Well you can't graph them, but the idea is to have some numbers to look at any time someone comes up with a point in the discussion stating that X has more Y than Z does. You can see if that is right, and look for trends.
What I was hoping was to see that there was a definite trend in the ratios for 4V heads as the bore size got bigger, and a different trend for 2V heads as the bore size got bigger - the 2V trend would probably be in the same direction, just different slope, indicating a divergence in how the two types respond to increasing bore.
To be really useful, it needs a lot more engines in it. The best thing would be to concentrate either on completely stock engines, or engines which have been worked to take the biggest valves that will fit. The latter is probably a better indication of the limits of each type, but there will be a lot more data available for the OEM sized stuff.
Sorry Bill - it occured to me after I left work that you're not stupid enough to think I wouldn't notice it was a 7L donk.
Back on topic - I was using a 2.1" intake valve.
Bills results kinda prove something else - with more rapid lift rate the only real benefit was at higher rpm.
Which basically says that up to 6500rpm both 2V & 4V engines are injesting the max air they can anyway - so helping breathing is not making any more power coz the damn things just won't swallow more air anyway.
Which also proves that a 2V engine can have enough flow that there is no advantage to 4V untill revs get quite high - ie. outside the usual operating range of a large bore engine.
So it's basically irrelevant that the 4V flows more - no benefit can be gotten from that extra flow.
The only power increases achievable in the given rpm range (up to 6500rpm) would come from better combustion efficiency - something the 2V is definately equal to the 4V in, in some cases superior.
I've learned a bit.
Basically, if you're running a bore size up around 4" you'll see no benefit of a 4V over a 2V untill it's revving past 6500rpm.
Forced induction would be a different story - the ability to shove more air in than the engine can aspirate on it's own would see a benefit from the increased flow of the 4V.
Just re-ran my last sim again to look at VE & confirm that there can be no gains from more flow.
At peak torque it's showing 125.4% VE, ie the motor is inhaling 25.4% more air than could physically fit in the cylinder at atmospheric pressure, meaning the pressure in the cylinder with the valve still open is 1.254 bar.
Or the equivalent of a motor running at 100% VE with 3.5psi boost.
All good stuff, Tony.
Had an idea last night, but it'll be hard to implement.
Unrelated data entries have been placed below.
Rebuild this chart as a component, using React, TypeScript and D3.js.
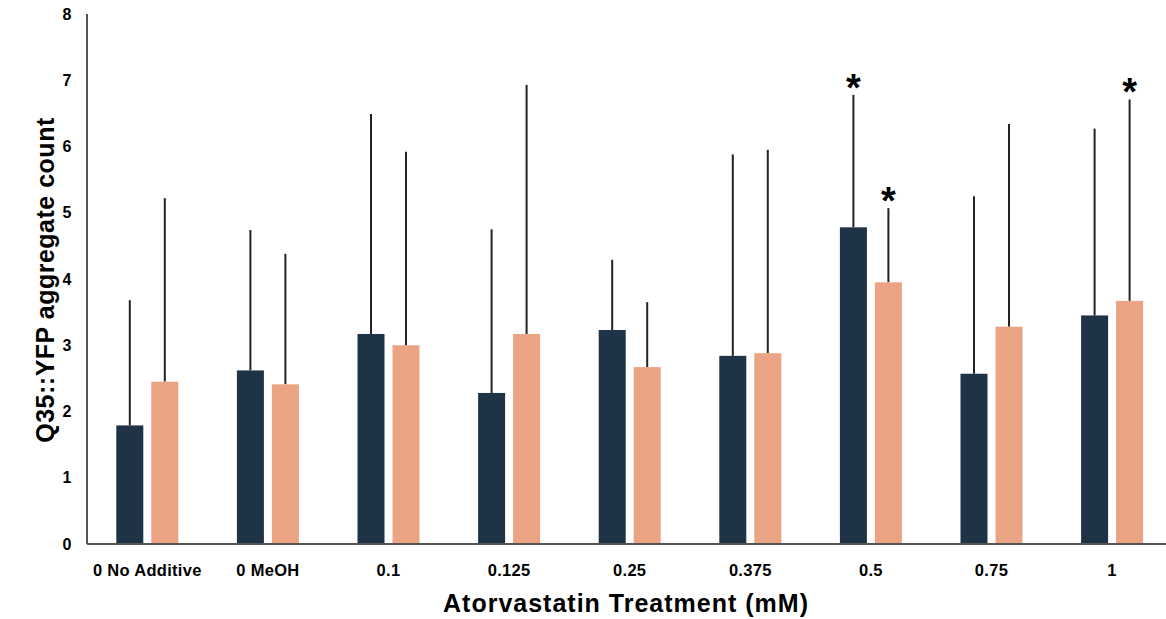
import React from 'react';
import * as d3 from 'd3';

const CATEGORIES = ['0 No Additive', '0 MeOH', '0.1', '0.125', '0.25', '0.375', '0.5', '0.75', '1'];
const DARK_MEAN = [1.79, 2.62, 3.17, 2.28, 3.23, 2.84, 4.78, 2.57, 3.45];
const DARK_ERR_TOP = [3.68, 4.74, 6.49, 4.75, 4.29, 5.88, 6.78, 5.25, 6.27];
const LIGHT_MEAN = [2.45, 2.41, 3.0, 3.17, 2.67, 2.88, 3.95, 3.28, 3.67];
const LIGHT_ERR_TOP = [5.22, 4.38, 5.92, 6.93, 3.65, 5.95, 5.07, 6.34, 6.71];
const DARK_SIG = [false, false, false, false, false, false, true, false, false];
const LIGHT_SIG = [false, false, false, false, false, false, true, false, true];
const Y_TICKS = [0, 1, 2, 3, 4, 5, 6, 7, 8];

const W = 1166, H = 619;
const m = { t: 14, l: 87, b: 75 };
const FONT = "'Liberation Sans', Arial, sans-serif";

export default function App() {
  const x = d3.scaleBand<string>().domain(CATEGORIES).range([m.l, m.l + 9 * 120.6]);
  const y = d3.scaleLinear().domain([0, 8]).range([H - m.b, m.t]);
  const barW = 27, gap = 8;

  const series = [
    { mean: DARK_MEAN, err: DARK_ERR_TOP, sig: DARK_SIG, color: '#1f3347', off: -(gap / 2 + barW) },
    { mean: LIGHT_MEAN, err: LIGHT_ERR_TOP, sig: LIGHT_SIG, color: '#eaa383', off: gap / 2 },
  ];

  return (
    <svg width={W} height={H} style={{ position: 'absolute', left: 0, top: 0, background: '#fff' }} fontFamily={FONT}>
      {series.map((s, si) => (
        <g key={si}>
          {CATEGORIES.map((c, i) => {
            const cx = (x(c) as number) + x.bandwidth() / 2 + s.off;
            const mid = cx + barW / 2;
            return (
              <g key={c}>
                <line x1={mid} x2={mid} y1={y(s.mean[i])} y2={y(s.err[i])} stroke="#222" strokeWidth={2} />
                <rect x={cx} y={y(s.mean[i])} width={barW} height={y(0) - y(s.mean[i])} fill={s.color} />
                {s.sig[i] && (
                  <text x={mid} y={y(s.err[i]) + 6} textAnchor="middle" fontSize={38} fontWeight="bold" fill="#000">*</text>
                )}
              </g>
            );
          })}
        </g>
      ))}
      <line x1={m.l} x2={m.l} y1={y(8)} y2={y(0)} stroke="#555" strokeWidth={2} />
      <line x1={m.l} x2={W} y1={y(0)} y2={y(0)} stroke="#555" strokeWidth={2} />
      {Y_TICKS.map(t => (
        <text key={t} x={67} y={y(t)} dy="0.35em" textAnchor="middle" fontSize={16} fontWeight="bold" fill="#000">{t}</text>
      ))}
      {CATEGORIES.map(c => (
        <text key={c} x={(x(c) as number) + x.bandwidth() / 2} y={576} textAnchor="middle" fontSize={16.5} fontWeight="bold" letterSpacing={0.3} fill="#000">{c}</text>
      ))}
      <text x={626} y={612} textAnchor="middle" fontSize={25} fontWeight="bold" letterSpacing={1} fill="#000">Atorvastatin Treatment (mM)</text>
      <text transform={`translate(54,${280}) rotate(-90)`} textAnchor="middle" fontSize={25} fontWeight="bold" letterSpacing={0.5} fill="#000">Q35::YFP aggregate count</text>
    </svg>
  );
}
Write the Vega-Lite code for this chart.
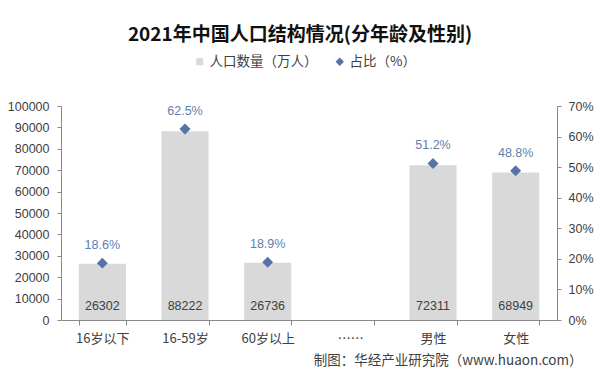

I'll simulate a single cylinder, starting at (say) 100cc's and go up in 100cc increments to about 1,000cc's. That'll cover pretty much everything we'd come across. The single cylinder will eliminate a few variables with exhausts & so on. Do it in both 2V and 4V configurations.
Make the bore/stroke ratio fixed, something like 0.8:1 (first guess) so that with the piston speed is high but liveable. (say 4800 ft/min) This would progressively reduce the rev limit as the pots get bigger as well.
That also reduces a few variables.
Make the valves a fixed ratio of bore size, say the 4V inlets at 35% of bore size and the 2V ones say 48%. Make the exhausts say 85% of the inlets in both cases.
Make the cam(s) also fixed, say 232° @ 0.050" and the lift say 35% the diameter of the inlet valve for the 4V engine and say 45% for the 2V's. Fix the lobes centres at say 107°. We'll have to figure out something with the ramp rates that works for both.
Keep the same compression, say 11:1.
I haven't figured out what to do with the inlet & exhaust lengths and diameters, other than to change the diameters to get the same airspeed velocity for each engine to try to make it as equal as possible at max revs.
Not sure what to do with the lengths of each though ...
Do you think we'll get some useful info out of that?